The large dining room, usually a third of the way full was overflowing this day. There were two or three extra chairs pulled up to tables that normally held four. There were square tables pulled together to make tables that could now hold 10+.
Next to residents who had by this time become my pseudo-family were family members of their own. Mothers, cousins, friends, a few fathers, and grandparents were there sitting next to people who I’d adopted over the course of a few months.
I remember sitting and looking around the room at so many of the people I spent time with day in and day out who I’d never seen crack a smile laughing, hope in their eyes, and joy imminating from their bodies. The normally hunched over sat up a little straighter, the uptight ones were animated and dare I say…happy.
I can remember being so grateful to be able to have a warm place and warm food to provide my own child with, though it wasn’t by my own hands. I was there, with him and he was being provided for, which was as much as I was able to do at the time. I remember looking over at him while he gobbled down his meal and praying to get out of this situation.
While I was beyond grateful in that moment, my heart was also breaking. This wasn’t any different than any other day while I lived there- my heart in shambles, and my brain constantly trying to calculate the next few steps to being self-sufficient and independent again.
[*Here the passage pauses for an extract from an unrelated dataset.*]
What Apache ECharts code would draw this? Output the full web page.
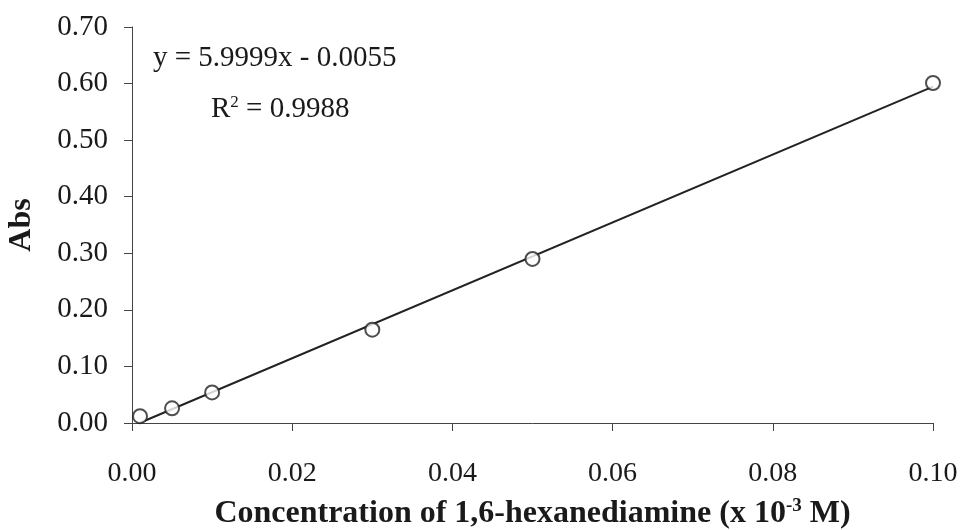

A road that took much longer to travel than I would have liked, but one traveled nonetheless, one foot in front of the other, starting with absolutely nothing but the clothes on my back since that’s all I’d taken with me the night I decided to leave.
Looking around the room and listening to the overwhelming sounds of joy and laughter bouncing off the walls of the dining room, the crowd slowly began to thin out. After dumping their trays of uneaten food in the trash can by the dishwashing window, small groups started to walk out together and congregate outside. My table made up of myself, my son, and those of us who had no family come to visit did the same.
I remember going out into the field after family members who had come to visit eventually left and a few dozen of us residents standing in a circle and holding hands.
One of the residents, who stood about 6’7”, towering over the rest of us, began to lead in a prayer. He reminded me a lot of John Coffeey from Green Mile. A behemoth of a man, with a deep and barreling voice, but a gentle disposition. Though I’ll never remember the words of this prayer, I can remember feeling an immense energy between my hands and those I was connected to. It’s something I’ve never felt before, or since.
In that moment we were together and giving all the glory to God for the blessings we’d just received. This was my family.